Problem: Copy every entry word for word, but skip the pictures.
* * *
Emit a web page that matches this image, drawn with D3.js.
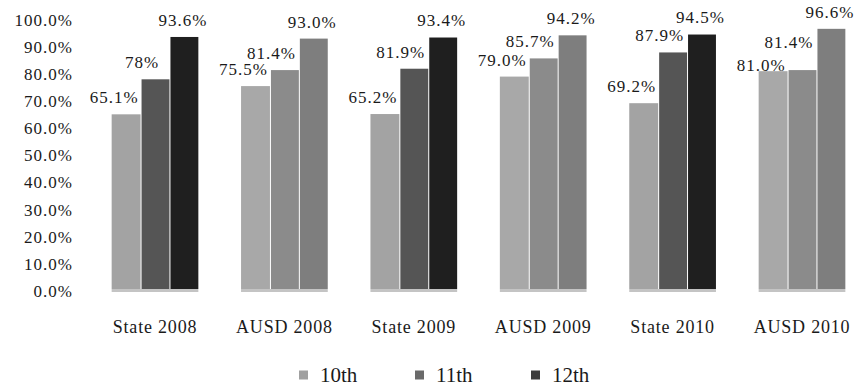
<!DOCTYPE html>
<html>
<head>
<meta charset="utf-8">
<script src="https://cdn.jsdelivr.net/npm/d3@7"></script>
<style>
  html, body { margin: 0; padding: 0; background: #fff; }
  svg { display: block; }
  text { font-family: "Liberation Serif", "DejaVu Serif", serif; fill: #1a1a1a; }
</style>
</head>
<body>
<svg id="chart" width="858" height="387"></svg>
<script>
// Graduation rates by grade, state vs. district, 2008–2010
const categories = ["State 2008", "AUSD 2008", "State 2009", "AUSD 2009", "State 2010", "AUSD 2010"];
const seriesNames = ["10th", "11th", "12th"];
const grade10 = [65.1, 75.5, 65.2, 79.0, 69.2, 81.0];
const grade11 = [78, 81.4, 81.9, 85.7, 87.9, 81.4];
const grade12 = [93.6, 93.0, 93.4, 94.2, 94.5, 96.6];
const valueLabels10 = ["65.1%", "75.5%", "65.2%", "79.0%", "69.2%", "81.0%"];
const valueLabels11 = ["78%", "81.4%", "81.9%", "85.7%", "87.9%", "81.4%"];
const valueLabels12 = ["93.6%", "93.0%", "93.4%", "94.2%", "94.5%", "96.6%"];
const yTicks = [0, 10, 20, 30, 40, 50, 60, 70, 80, 90, 100];

// Greyscale palette: state groups are darker, district groups mid-grey
const stateFill = ["#a3a3a3", "#555555", "#1f1f1f"];
const districtFill = ["#a8a8a8", "#8b8b8b", "#7e7e7e"];
const legendFill = ["#a0a0a0", "#6a6a6a", "#3c3c3c"];

const series = [grade10, grade11, grade12];
const labelSets = [valueLabels10, valueLabels11, valueLabels12];

const svg = d3.select("#chart");

const y = d3.scaleLinear().domain([0, 100]).range([291, 19.6]);
const x0 = d3.scaleBand().domain(categories).range([90.3, 866.7])
  .paddingInner(0.33).paddingOuter(0.165);
const x1 = d3.scaleBand().domain(seriesNames).range([0, x0.bandwidth()]);

// Y axis: labels only
const yAxis = svg.append("g")
  .attr("transform", "translate(76,0)")
  .call(d3.axisLeft(y).tickValues(yTicks).tickSize(0).tickPadding(3)
    .tickFormat(d => d.toFixed(1) + "%"));
yAxis.select(".domain").remove();
yAxis.selectAll("text")
  .style("font-size", "17px").style("letter-spacing", "1px")
  .style("font-family", "'Liberation Serif', serif").attr("fill", "#1a1a1a");

// X axis: category labels only
const xAxis = svg.append("g")
  .attr("transform", `translate(0,${y(0)})`)
  .call(d3.axisBottom(x0).tickSize(0).tickPadding(29));
xAxis.select(".domain").remove();
xAxis.selectAll("text")
  .style("font-size", "18px").style("letter-spacing", "0.8px")
  .style("font-family", "'Liberation Serif', serif").attr("fill", "#1a1a1a");

// Flatten into one record per bar
const bars = [];
categories.forEach((c, ci) => {
  seriesNames.forEach((s, si) => {
    bars.push({
      cat: c, ci, s, si,
      value: series[si][ci],
      label: labelSets[si][ci],
      fill: (c.startsWith("State") ? stateFill : districtFill)[si]
    });
  });
});

const groups = svg.append("g");

// light base under each group
groups.selectAll("rect.base")
  .data(categories)
  .join("rect")
  .attr("class", "base")
  .attr("x", d => x0(d))
  .attr("y", y(0) - 2)
  .attr("width", x0.bandwidth())
  .attr("height", 3)
  .attr("fill", "#c4c4c4");

groups.selectAll("rect.bar")
  .data(bars)
  .join("rect")
  .attr("class", "bar")
  .attr("x", d => x0(d.cat) + x1(d.s) + (d.si > 0 ? 1 : 0))
  .attr("y", d => y(d.value))
  .attr("width", d => x1.bandwidth() - (d.si > 0 ? 1 : 0))
  .attr("height", d => y(0) - y(d.value) - 2)
  .attr("fill", d => d.fill);

// Value labels sit above and slightly left of each bar
const labelShift = [-12, -13, -1];
const labelLift = 17;
const labelPos = bars.map(d => ({
  d,
  cx: x0(d.cat) + x1(d.s) + x1.bandwidth() / 2 + labelShift[d.si],
  cy: y(d.value) - labelLift
}));

// Spread apart neighbouring labels in a group that would sit on top of each other
categories.forEach(c => {
  const ls = labelPos.filter(p => p.d.cat === c);
  for (let i = 0; i < ls.length - 1; i++) {
    const a = ls[i], b = ls[i + 1];
    if (Math.abs(a.cy - b.cy) < 15) {
      const mid = (a.cy + b.cy) / 2;
      a.cy = mid + 11.5;
      b.cy = mid - 11.5;
    }
  }
});

svg.append("g").selectAll("text")
  .data(labelPos)
  .join("text")
  .attr("x", p => p.cx)
  .attr("y", p => p.cy)
  .attr("dy", "0.35em")
  .attr("text-anchor", "middle")
  .style("font-size", "17px")
  .style("letter-spacing", "1px")
  .text(p => p.d.label);

// Legend
const legend = svg.append("g").attr("transform", "translate(299,375)");
const item = legend.selectAll("g")
  .data(seriesNames)
  .join("g")
  .attr("transform", (d, i) => `translate(${i * 116},0)`);
item.append("rect")
  .attr("x", 0).attr("y", -4.5)
  .attr("width", 9).attr("height", 9)
  .attr("fill", (d, i) => legendFill[i]);
item.append("text")
  .attr("x", 21)
  .attr("y", 0)
  .attr("dy", "0.35em")
  .style("font-size", "21px")
  .text(d => d);
</script>
</body>
</html>
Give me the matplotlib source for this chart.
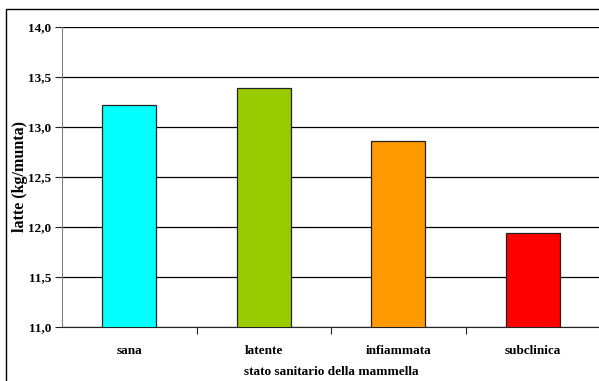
* * *
Task answer:
Emit a web page that matches this image, drawn with D3.js.
<!DOCTYPE html>
<html>
<head>
<meta charset="utf-8">
<script src="https://cdn.jsdelivr.net/npm/d3@7"></script>
<style>
  html, body { margin: 0; padding: 0; background: #fff; }
  svg { display: block; }
  text { font-family: "Liberation Serif", "DejaVu Serif", serif; fill: #1a1a1a; }
</style>
</head>
<body>
<svg id="chart" width="858" height="387"></svg>
<script>
// Graduation rates by grade, state vs. district, 2008–2010
const categories = ["State 2008", "AUSD 2008", "State 2009", "AUSD 2009", "State 2010", "AUSD 2010"];
const seriesNames = ["10th", "11th", "12th"];
const grade10 = [65.1, 75.5, 65.2, 79.0, 69.2, 81.0];
const grade11 = [78, 81.4, 81.9, 85.7, 87.9, 81.4];
const grade12 = [93.6, 93.0, 93.4, 94.2, 94.5, 96.6];
const valueLabels10 = ["65.1%", "75.5%", "65.2%", "79.0%", "69.2%", "81.0%"];
const valueLabels11 = ["78%", "81.4%", "81.9%", "85.7%", "87.9%", "81.4%"];
const valueLabels12 = ["93.6%", "93.0%", "93.4%", "94.2%", "94.5%", "96.6%"];
const yTicks = [0, 10, 20, 30, 40, 50, 60, 70, 80, 90, 100];

// Greyscale palette: state groups are darker, district groups mid-grey
const stateFill = ["#a3a3a3", "#555555", "#1f1f1f"];
const districtFill = ["#a8a8a8", "#8b8b8b", "#7e7e7e"];
const legendFill = ["#a0a0a0", "#6a6a6a", "#3c3c3c"];

const series = [grade10, grade11, grade12];
const labelSets = [valueLabels10, valueLabels11, valueLabels12];

const svg = d3.select("#chart");

const y = d3.scaleLinear().domain([0, 100]).range([291, 19.6]);
const x0 = d3.scaleBand().domain(categories).range([90.3, 866.7])
  .paddingInner(0.33).paddingOuter(0.165);
const x1 = d3.scaleBand().domain(seriesNames).range([0, x0.bandwidth()]);

// Y axis: labels only
const yAxis = svg.append("g")
  .attr("transform", "translate(76,0)")
  .call(d3.axisLeft(y).tickValues(yTicks).tickSize(0).tickPadding(3)
    .tickFormat(d => d.toFixed(1) + "%"));
yAxis.select(".domain").remove();
yAxis.selectAll("text")
  .style("font-size", "17px").style("letter-spacing", "1px")
  .style("font-family", "'Liberation Serif', serif").attr("fill", "#1a1a1a");

// X axis: category labels only
const xAxis = svg.append("g")
  .attr("transform", `translate(0,${y(0)})`)
  .call(d3.axisBottom(x0).tickSize(0).tickPadding(29));
xAxis.select(".domain").remove();
xAxis.selectAll("text")
  .style("font-size", "18px").style("letter-spacing", "0.8px")
  .style("font-family", "'Liberation Serif', serif").attr("fill", "#1a1a1a");

// Flatten into one record per bar
const bars = [];
categories.forEach((c, ci) => {
  seriesNames.forEach((s, si) => {
    bars.push({
      cat: c, ci, s, si,
      value: series[si][ci],
      label: labelSets[si][ci],
      fill: (c.startsWith("State") ? stateFill : districtFill)[si]
    });
  });
});

const groups = svg.append("g");

// light base under each group
groups.selectAll("rect.base")
  .data(categories)
  .join("rect")
  .attr("class", "base")
  .attr("x", d => x0(d))
  .attr("y", y(0) - 2)
  .attr("width", x0.bandwidth())
  .attr("height", 3)
  .attr("fill", "#c4c4c4");

groups.selectAll("rect.bar")
  .data(bars)
  .join("rect")
  .attr("class", "bar")
  .attr("x", d => x0(d.cat) + x1(d.s) + (d.si > 0 ? 1 : 0))
  .attr("y", d => y(d.value))
  .attr("width", d => x1.bandwidth() - (d.si > 0 ? 1 : 0))
  .attr("height", d => y(0) - y(d.value) - 2)
  .attr("fill", d => d.fill);

// Value labels sit above and slightly left of each bar
const labelShift = [-12, -13, -1];
const labelLift = 17;
const labelPos = bars.map(d => ({
  d,
  cx: x0(d.cat) + x1(d.s) + x1.bandwidth() / 2 + labelShift[d.si],
  cy: y(d.value) - labelLift
}));

// Spread apart neighbouring labels in a group that would sit on top of each other
categories.forEach(c => {
  const ls = labelPos.filter(p => p.d.cat === c);
  for (let i = 0; i < ls.length - 1; i++) {
    const a = ls[i], b = ls[i + 1];
    if (Math.abs(a.cy - b.cy) < 15) {
      const mid = (a.cy + b.cy) / 2;
      a.cy = mid + 11.5;
      b.cy = mid - 11.5;
    }
  }
});

svg.append("g").selectAll("text")
  .data(labelPos)
  .join("text")
  .attr("x", p => p.cx)
  .attr("y", p => p.cy)
  .attr("dy", "0.35em")
  .attr("text-anchor", "middle")
  .style("font-size", "17px")
  .style("letter-spacing", "1px")
  .text(p => p.d.label);

// Legend
const legend = svg.append("g").attr("transform", "translate(299,375)");
const item = legend.selectAll("g")
  .data(seriesNames)
  .join("g")
  .attr("transform", (d, i) => `translate(${i * 116},0)`);
item.append("rect")
  .attr("x", 0).attr("y", -4.5)
  .attr("width", 9).attr("height", 9)
  .attr("fill", (d, i) => legendFill[i]);
item.append("text")
  .attr("x", 21)
  .attr("y", 0)
  .attr("dy", "0.35em")
  .style("font-size", "21px")
  .text(d => d);
</script>
</body>
</html>
Give me the matplotlib source for this chart.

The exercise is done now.